General characteristics
- Class & type: Seine fishing
- Displacement: 99 tons
- Length: 25 m (82.0 ft)
- Height: over 30 ft (9.1 m)
- Propulsion: One Diesel engine
- Sail plan: one sail
- Crew: 12

= Phyllis Cormack =

Seine fishing boat

The Phyllis Cormack is a 25-meter (82-foot) herring and halibut seine fishing boat, displacing 99 tons and crewed by up to 12 people. The wooden vessel was built in 1941 in Tacoma, Washington, by Marine View Boat Works. (Note: "Marine View Boat Works in Tacoma, Washington, built the fish boat in 1941, designed for stability and space — beamy, with massive oak timbers and fine, edge-grain gum wood planks fixed flush with each other against the oak ribs")

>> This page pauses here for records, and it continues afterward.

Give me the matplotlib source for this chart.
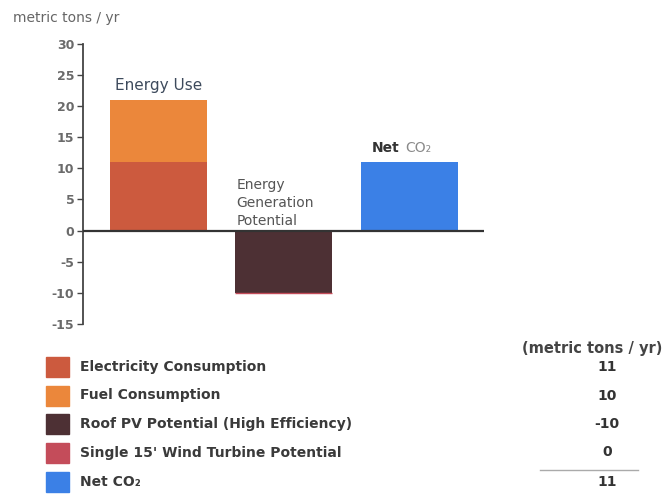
import matplotlib.pyplot as plt
from matplotlib.patches import Rectangle

# annual CO2 figures, metric tons / yr
electricity = 11
fuel = 10
roof_pv = -10
wind = 0
net_co2 = 11

legend_labels = ['Electricity Consumption', 'Fuel Consumption',
                 'Roof PV Potential (High Efficiency)',
                 "Single 15' Wind Turbine Potential", 'Net CO\u2082']
legend_values = [electricity, fuel, roof_pv, wind, net_co2]
yticks = [-15, -10, -5, 0, 5, 10, 15, 20, 25, 30]

c_elec = '#cc5a3e'
c_fuel = '#eb873b'
c_pv = '#4d3034'
c_wind = '#c44c5a'
c_net = '#3b80e6'
colors = [c_elec, c_fuel, c_pv, c_wind, c_net]

plt.rcParams['font.family'] = ['DejaVu Sans']
plt.rcParams['axes.unicode_minus'] = False

fig = plt.figure(figsize=(6.68, 4.95), dpi=100)
ax = fig.add_axes([0.124, 0.345, 0.6, 0.567])

w = 0.77
# energy use: electricity + fuel stacked
ax.bar(0, electricity, w, color=c_elec)
ax.bar(0, fuel, w, bottom=electricity, color=c_fuel)
# generation potential: roof PV + wind stacked below zero
ax.bar(1, roof_pv, w, color=c_pv)
ax.bar(1, -wind, w, bottom=roof_pv, color=c_wind, edgecolor=c_wind, linewidth=1)
ax.bar(2, net_co2, w, color=c_net)

ax.axhline(0, color='#333333', lw=1.6, zorder=3)

ax.set_xlim(-0.6, 2.59)
ax.set_ylim(-15, 30)
ax.set_yticks(yticks)
ax.set_xticks([])
for s in ['top', 'right', 'bottom']:
    ax.spines[s].set_visible(False)
ax.spines['left'].set_color('#444444')
ax.spines['left'].set_linewidth(1.3)
ax.tick_params(axis='y', length=4, width=1, colors='#444444', labelsize=9, pad=2,
               labelcolor='#6a6a6a')
for t in ax.get_yticklabels():
    t.set_fontweight('bold')

ax.text(0, electricity + fuel + 1.0, 'Energy Use', ha='center', va='bottom',
        fontsize=11, color='#3d4a5c')
ax.text(0.625, 0.5, 'Energy\nGeneration\nPotential', ha='left', va='bottom',
        fontsize=10, color='#555555', linespacing=1.35)
ax.text(1.7, net_co2 + 1.2, 'Net', ha='left', va='bottom',
        fontsize=10, color='#333333', fontweight='bold')
ax.text(1.97, net_co2 + 1.2, 'CO\u2082', ha='left', va='bottom',
        fontsize=10, color='#8a8a8a')

fig.text(13 / 668, 1 - 18 / 495, 'metric tons / yr', fontsize=10, color='#666666',
         ha='left', va='center')

# legend with value column
row_y = [367, 395.5, 424, 452.5, 482]
for lab, val, col, y in zip(legend_labels, legend_values, colors, row_y):
    yf = 1 - y / 495
    fig.patches.append(Rectangle((46 / 668, yf - 10 / 495), 23 / 668, 20 / 495,
                                 transform=fig.transFigure, color=col))
    fig.text(80 / 668, yf, lab, fontsize=10, color='#3a3a3a', ha='left',
             va='center', fontweight='bold')
    fig.text(607 / 668, yf, f'{val:d}', fontsize=10, color='#333333',
             ha='center', va='center', fontweight='bold')

fig.text(592 / 668, 1 - 348 / 495, '(metric tons / yr)', fontsize=10.5,
         color='#444444', ha='center', va='center', fontweight='bold')
fig.add_artist(plt.Line2D([540 / 668, 638 / 668], [1 - 470 / 495] * 2,
                          color='#aaaaaa', lw=1, transform=fig.transFigure))

fig.savefig('out.png', dpi=100, facecolor='white')
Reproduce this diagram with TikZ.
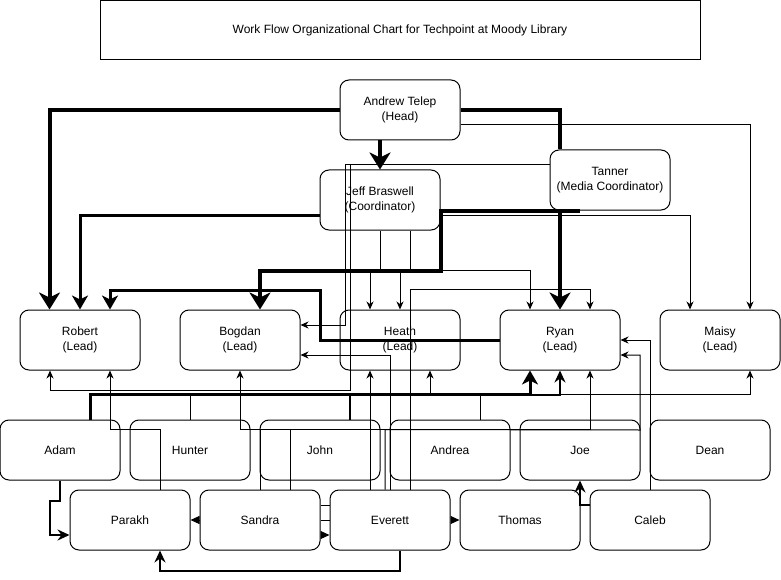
\documentclass[tikz,border=0pt]{standalone}
\usepackage{fontspec}
\setmainfont{Liberation Sans}
\usetikzlibrary{arrows.meta}
\begin{document}
\begin{tikzpicture}[x=1pt,y=-1pt]

	\tikzstyle{box} = [draw, line width=1pt, fill=white, rounded corners=9pt, minimum width=120pt, minimum height=60pt, inner sep=0pt, align=center, font=\fontsize{12}{14.5}\selectfont];
	\tikzstyle{link} = [line width=1pt, -{Stealth[length=8pt,width=7pt,inset=2.5pt]}];
	\tikzstyle{midlink} = [line width=2pt, -{Stealth[length=12pt,width=11pt,inset=4pt]}];
	\tikzstyle{strong} = [line width=3pt, -{Stealth[length=14pt,width=16pt,inset=4pt]}];
	\tikzstyle{heavy} = [line width=4pt, -{Stealth[length=17pt,width=21pt,inset=5pt]}];
	\tikzstyle{peer} = [line width=1pt, -{Triangle[length=9pt,width=8pt]}];

	\useasboundingbox (0,0) rectangle (781,580);

	\node[draw, line width=1pt, minimum width=600pt, minimum height=59pt, font=\fontsize{12}{14.5}\selectfont] (title) at (400,30.5) {Work Flow Organizational Chart for Techpoint at Moody Library};

	\node[box] (andrew) at (400,110) {Andrew Telep\\(Head)};
	\node[box] (jeff) at (380,200) {Jeff Braswell\\(Coordinator)};
	\node[box] (tanner) at (610,180) {Tanner\\(Media Coordinator)};

	\node[box] (robert) at (80,340) {Robert\\(Lead)};
	\node[box, right of=robert, node distance=160pt] (bogdan) {Bogdan\\(Lead)};
	\node[box, right of=bogdan, node distance=160pt] (heath) {Heath\\(Lead)};
	\node[box, right of=heath, node distance=160pt] (ryan) {Ryan\\(Lead)};
	\node[box, right of=ryan, node distance=160pt] (maisy) {Maisy\\(Lead)};

	\node[box] (adam) at (60,450) {Adam};
	\node[box, right of=adam, node distance=130pt] (hunter) {Hunter};
	\node[box, right of=hunter, node distance=130pt] (john) {John};
	\node[box, right of=john, node distance=130pt] (andrea) {Andrea};
	\node[box, right of=andrea, node distance=130pt] (joe) {Joe};
	\node[box, right of=joe, node distance=130pt] (dean) {Dean};

	\node[box] (parakh) at (130,520) {Parakh};
	\node[box, right of=parakh, node distance=130pt] (sandra) {Sandra};
	\node[box, right of=sandra, node distance=130pt] (everett) {Everett};
	\node[box, right of=everett, node distance=130pt] (thomas) {Thomas};
	\node[box, right of=thomas, node distance=130pt] (caleb) {Caleb};

	\draw[heavy] (andrew.west) -| ([xshift=30pt]robert.north west);
	\draw[heavy] ([xshift=-20pt]andrew.south) -- (jeff.north);
	\draw[heavy] (andrew.east) -| (ryan.north |- tanner.north) (ryan.north |- tanner.south) -- (ryan.north);
	\draw[link] ([yshift=-15pt]andrew.east) -| ([xshift=30pt]maisy.north);

	\draw[strong] ([yshift=-15pt]jeff.west) -| (robert.north);
	\draw[link] ([yshift=-15pt]jeff.east) -| ([xshift=-30pt]maisy.north);
	\draw[link] (jeff.south) -- ++(0,40) -| ([xshift=-30pt]heath.north);
	\draw[link] ([xshift=30pt]jeff.south) -- ++(0,40) -| (heath.north);
	\draw[link] ([xshift=30pt]jeff.south) -- ++(0,40) -| ([xshift=-30pt]ryan.north);

	\draw[heavy] ([xshift=-30pt]tanner.south) -- (jeff.east |- tanner.south) -- ++(0,60) -| ([xshift=20pt]bogdan.north);
	\draw[link] ([yshift=15pt]tanner.west) -- (345,165) |- ([yshift=15pt]bogdan.east);
	\draw[link] ([yshift=15pt]tanner.west) -- (350,165) -- (350,390) -| ([xshift=-30pt]robert.south);

	\draw[strong] (ryan.west) -| (320,290) -| ([xshift=30pt]robert.north);

	\draw[strong] ([xshift=30pt]adam.north) -- ++(0,-25) -| ([xshift=-30pt]ryan.south);
	\draw[midlink] ([xshift=30pt]john.north) -- ++(0,-25) -| (ryan.south);
	\draw[link] (hunter.north) -- ++(0,-25) -| ([xshift=30pt]heath.south);
	\draw[link] ([xshift=30pt]andrea.north) -- ++(0,-25) -| ([xshift=30pt]maisy.south);

	\draw[link] ([xshift=30pt]parakh.north) -- ++(0,-60) -| ([xshift=30pt]robert.south);
	\draw[link] ([xshift=30pt]sandra.north) -- ++(0,-60) -| (bogdan.south);
	\draw[link] (sandra.north) -- ++(0,-60) -| ([xshift=30pt]ryan.south);
	\draw[link] ([xshift=-5pt]everett.north) -- ++(0,-60) -- (640,430) |- ([yshift=-15pt]ryan.east);

	\draw[link] (everett.north) |- ([yshift=-15pt]bogdan.east);
	\draw[link] ([xshift=-20pt]everett.north) -- ([xshift=-30pt]heath.south);
	\draw[link] ([xshift=20pt]everett.north) -- ++(0,-200) -| ([xshift=30pt]ryan.north);
	\draw[midlink] ([xshift=10pt]everett.south) -- ++(0,20) -| ([xshift=30pt]parakh.south);

	\draw[link] (caleb.north) |- (ryan.east);
	\draw[midlink] ([yshift=15pt]caleb.west) -| (joe.south);
	\draw[midlink] (adam.south) -- ++(0,20) -- ++(-10,0) |- ([yshift=-15pt]parakh.west);

	\draw[peer] (sandra.west) -- (parakh.east);
	\draw[peer] (everett.east) -- (thomas.west);
	\draw[peer] ([yshift=-15pt]sandra.east) -- ([yshift=-15pt]everett.west);
	\draw[line width=1pt] ([yshift=15pt]sandra.east) -- ([yshift=15pt]everett.west);
	\draw[line width=1pt] (sandra.east) -- (everett.west);

\end{tikzpicture}
\end{document}
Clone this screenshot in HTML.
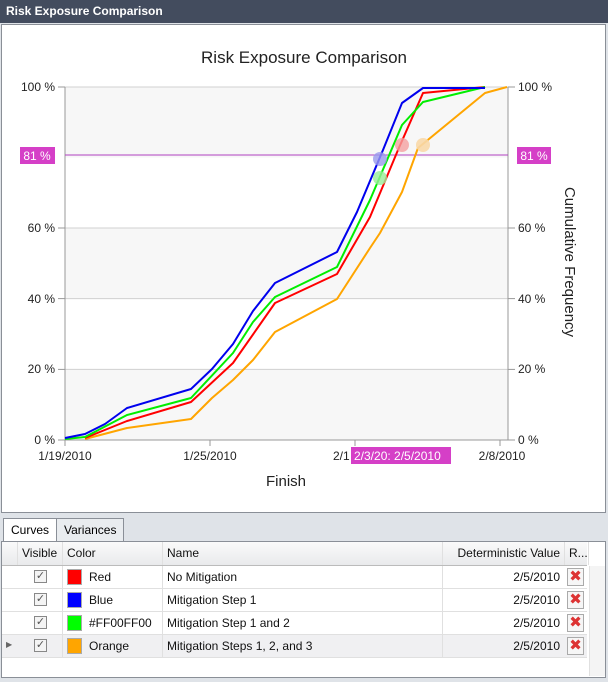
<!DOCTYPE html>
<html><head><meta charset="utf-8"><style>
*{margin:0;padding:0;box-sizing:border-box}
body{width:608px;height:682px;background:#dfe3e8;font-family:"Liberation Sans","DejaVu Sans",sans-serif;position:relative;overflow:hidden}
.tb{position:absolute;left:0;top:0;width:608px;height:23px;background:#434c5e;color:#fff;font-weight:bold;font-size:12px;line-height:23px;padding-left:6px}
.panel{position:absolute;left:1px;top:24px;width:605px;height:489px;background:#fff;border:1px solid #8a8f97}
.t{position:absolute;font-size:12px;color:#222;white-space:nowrap}
.grid{position:absolute;left:1px;top:541px;width:605px;height:137px;background:#fff;border:1px solid #8a8f97}
.tab{position:absolute;top:518px;height:24px;border:1px solid #8a8f97;border-bottom:none;font-size:12px;line-height:22px;padding:0 7px;background:#e9ecef}
.row{position:absolute;left:0;width:585px;height:23px;border-bottom:1px solid #e0e0e0}
.c{position:absolute;top:0;height:100%;border-left:1px solid #e0e0e0;font-size:12px;line-height:22px;padding-left:4px;color:#111}
.cb{position:absolute;left:32px;top:4px;width:13px;height:13px;border:1px solid #888;background:#f4f4f4;font-size:11px;line-height:11px;text-align:center;color:#555}
.sw{position:absolute;left:4px;top:3px;width:15px;height:16px;border:1px solid #aaa}
.x{position:absolute;left:565px;top:2px;width:17px;height:18px;border:1px solid #aaa;background:#f6f6f6;color:#d33;font-weight:bold;font-size:15px;line-height:16px;text-align:center}
</style></head><body>
<div class="tb">Risk Exposure Comparison</div>
<div class="panel"></div>
<svg style="position:absolute;left:0;top:0" width="608" height="512">
<rect x="65" y="87" width="443" height="70.6" fill="#f7f7f7"/>
<rect x="65" y="228" width="443" height="70.6" fill="#f7f7f7"/>
<rect x="65" y="369.4" width="443" height="70.6" fill="#f7f7f7"/>
<g stroke="#d0d0d0" stroke-width="1">
<line x1="65" y1="87" x2="508" y2="87"/><line x1="65" y1="228" x2="508" y2="228"/><line x1="65" y1="298.6" x2="508" y2="298.6"/><line x1="65" y1="369.4" x2="508" y2="369.4"/>
</g>
<g stroke="#999" stroke-width="1">
<line x1="65" y1="87" x2="65" y2="440"/><line x1="508" y1="87" x2="508" y2="440"/><line x1="65" y1="440" x2="508" y2="440"/>
<line x1="58" y1="87" x2="65" y2="87"/><line x1="58" y1="228" x2="65" y2="228"/><line x1="58" y1="298.6" x2="65" y2="298.6"/><line x1="58" y1="369.4" x2="65" y2="369.4"/><line x1="58" y1="440" x2="65" y2="440"/>
<line x1="508" y1="87" x2="515" y2="87"/><line x1="508" y1="228" x2="515" y2="228"/><line x1="508" y1="298.6" x2="515" y2="298.6"/><line x1="508" y1="369.4" x2="515" y2="369.4"/><line x1="508" y1="440" x2="515" y2="440"/>
<line x1="65" y1="440" x2="65" y2="446"/><line x1="210" y1="440" x2="210" y2="446"/><line x1="355" y1="440" x2="355" y2="446"/><line x1="500" y1="440" x2="500" y2="446"/>
</g>
<line x1="65" y1="155" x2="508" y2="155" stroke="#b040c0" stroke-width="1"/>
<g fill="none" stroke-width="2" stroke-linejoin="round">
<polyline stroke="#ffa500" points="85,439 127,428 191,419 212,398 233,380 253,360 275,332 337,299 370,248 380,233 402,192 418,148 485,93 507,87"/>
<polyline stroke="#ff0000" points="85,438 127,421 191,402 233,363 275,303 337,274 370,217 398,150 423,93 485,87"/>
<polyline stroke="#00ee00" points="65,439 85,437 127,415 191,398 233,353 253,322 275,297 337,267 370,200 402,125 423,102 485,87"/>
<polyline stroke="#0000ee" points="65,438 85,434 105,424 127,408 191,389 212,369 233,344 253,311 275,283 337,252 357,212 383,150 402,103 423,88 485,88"/>
</g>
<circle cx="380" cy="159" r="7" fill="#9999ee" opacity=".8"/>
<circle cx="380" cy="178" r="7" fill="#99ee99" opacity=".8"/>
<circle cx="402" cy="145" r="7" fill="#f4a0a0" opacity=".8"/>
<circle cx="423" cy="145" r="7" fill="#f8d8a8" opacity=".9"/>
<text x="304" y="63" font-size="17" text-anchor="middle" fill="#222" font-family="Liberation Sans">Risk Exposure Comparison</text>
<g font-size="12" fill="#222" font-family="Liberation Sans">
<text x="55" y="91" text-anchor="end">100 %</text><text x="55" y="232" text-anchor="end">60 %</text><text x="55" y="303" text-anchor="end">40 %</text><text x="55" y="373" text-anchor="end">20 %</text><text x="55" y="444" text-anchor="end">0 %</text>
<text x="518" y="91">100 %</text><text x="518" y="232">60 %</text><text x="518" y="303">40 %</text><text x="518" y="373">20 %</text><text x="518" y="444">0 %</text>
<text x="65" y="460" text-anchor="middle">1/19/2010</text><text x="210" y="460" text-anchor="middle">1/25/2010</text><text x="333" y="460">2/1</text><text x="502" y="460" text-anchor="middle">2/8/2010</text>
</g>
<rect x="20" y="147" width="35" height="17" fill="#d53fc7"/><text x="37" y="160" font-size="12" fill="#fff" text-anchor="middle">81 %</text>
<rect x="517" y="147" width="34" height="17" fill="#d53fc7"/><text x="534" y="160" font-size="12" fill="#fff" text-anchor="middle">81 %</text>
<rect x="351" y="447" width="100" height="17" fill="#d53fc7"/><text x="354" y="460" font-size="12" fill="#fff">2/3/20: 2/5/2010</text>
<text x="286" y="486" font-size="15" fill="#222" text-anchor="middle">Finish</text>
<text transform="translate(565,262) rotate(90)" font-size="15" fill="#222" text-anchor="middle">Cumulative Frequency</text>
</svg>
<div class="tab" style="left:3px;background:#fff">Curves</div>
<div class="tab" style="left:56px">Variances</div>
<div class="grid">
<div class="row" style="top:0;height:24px;background:linear-gradient(#fafafa,#e9eaec);border-bottom:1px solid #bbb">
<div class="c" style="left:15px">Visible</div><div class="c" style="left:60px">Color</div><div class="c" style="left:160px">Name</div><div class="c" style="left:440px;width:122px;text-align:right;padding-right:4px">Deterministic Value</div><div class="c" style="left:562px">R...</div><div class="c" style="left:586px"></div></div>
<div class="row" style="top:24px"><div class="cb">✓</div><div class="c" style="left:60px;width:100px"><div class="sw" style="background:#f00"></div><span style="padding-left:22px">Red</span></div><div class="c" style="left:160px">No Mitigation</div><div class="c" style="left:440px;width:122px;text-align:right;padding-right:4px">2/5/2010</div><div class="x">✖</div></div>
<div class="row" style="top:47px"><div class="cb">✓</div><div class="c" style="left:60px;width:100px"><div class="sw" style="background:#00f"></div><span style="padding-left:22px">Blue</span></div><div class="c" style="left:160px">Mitigation Step 1</div><div class="c" style="left:440px;width:122px;text-align:right;padding-right:4px">2/5/2010</div><div class="x">✖</div></div>
<div class="row" style="top:70px"><div class="cb">✓</div><div class="c" style="left:60px;width:100px"><div class="sw" style="background:#0f0"></div><span style="padding-left:22px">#FF00FF00</span></div><div class="c" style="left:160px">Mitigation Step 1 and 2</div><div class="c" style="left:440px;width:122px;text-align:right;padding-right:4px">2/5/2010</div><div class="x">✖</div></div>
<div class="row" style="top:93px;background:#f0f0f2"><span style="position:absolute;left:4px;top:5px;font-size:8px;color:#666">▶</span><div class="cb">✓</div><div class="c" style="left:60px;width:100px"><div class="sw" style="background:#ffa500"></div><span style="padding-left:22px">Orange</span></div><div class="c" style="left:160px">Mitigation Steps 1, 2, and 3</div><div class="c" style="left:440px;width:122px;text-align:right;padding-right:4px">2/5/2010</div><div class="x">✖</div></div>
<div style="position:absolute;left:587px;top:24px;width:16px;height:110px;background:#f4f4f4;border-left:1px solid #e0e0e0"></div>
</div>
</body></html>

The vessel was chartered in September 1971 by the Don't Make a Wave Committee to travel to Amchitka to protest against the planned nuclear tests there, and the passengers included Bob Hunter, Ben Metcalfe, John Cormack, Jim Bohlen, Patrick Moore and Terry A Simmons. Greenpeace calls this trip "our founding voyage."

==Name==
The boat's name derives from that of the wife of its skipper, John Cormack.

==Greenpeace charters==
===1971===
The vessel was renamed or nicknamed Greenpeace for the voyage, a name subsequently used by the organisation that sprang from the organising committee. Greenpeace International calls this expedition "the founding voyage". The nickname for the boat arose from "the dual ecological and antiwar nature of their mission". At the time, the boat was deemed to be "a bit jury-rigged." The boat's crew was Canadian, and included Bob Hunter, Ben Metcalfe, John Cormack, Jim Bohlen, Patrick Moore, and Terry A Simmons. (Note: "Crew member Patrick Moore went on to become director of Greenpeace Canada") The boat's departure and arrival point was Vancouver, British Columbia, though an unauthorised stop was made in Akutan, Alaska, resulting on a U.S. Coast Guard boarding and a charge of a U.S. customs violation. The crew's sight of a grisly, abandoned whaling station in Akutan was compared to the Communist Party of Kampuchea's Khmer Rouge Killing Fields and it was called a "pivotal" moment that turned Greenpeace on to the idea of saving the whales. (Note: "[The Coast Guard captain] was talking to the captain and some of the leaders of this expedition in the wheelhouse of the Phyllis Cormack anchored in Akutan Bay")

===1975===
In June 1975, the Phyllis Cormack was chartered by the Greenpeace Foundation, a Vancouver, B.C. ecological organization, to harass USSR and Japanese whaling; the crew included persons fluent in Japanese and in Russian. Greenpeace named the season's campaign "Project Ahab"; it ran about 50 miles offshore California, from Eureka in the north to past San Francisco in the south. The New York Times reported that for "the first time in the history of whaling, human beings had put their lives on the line for whales". The Japanese Fisheries Agency stated the harassers were fanatics for whom their movement "is like a religion".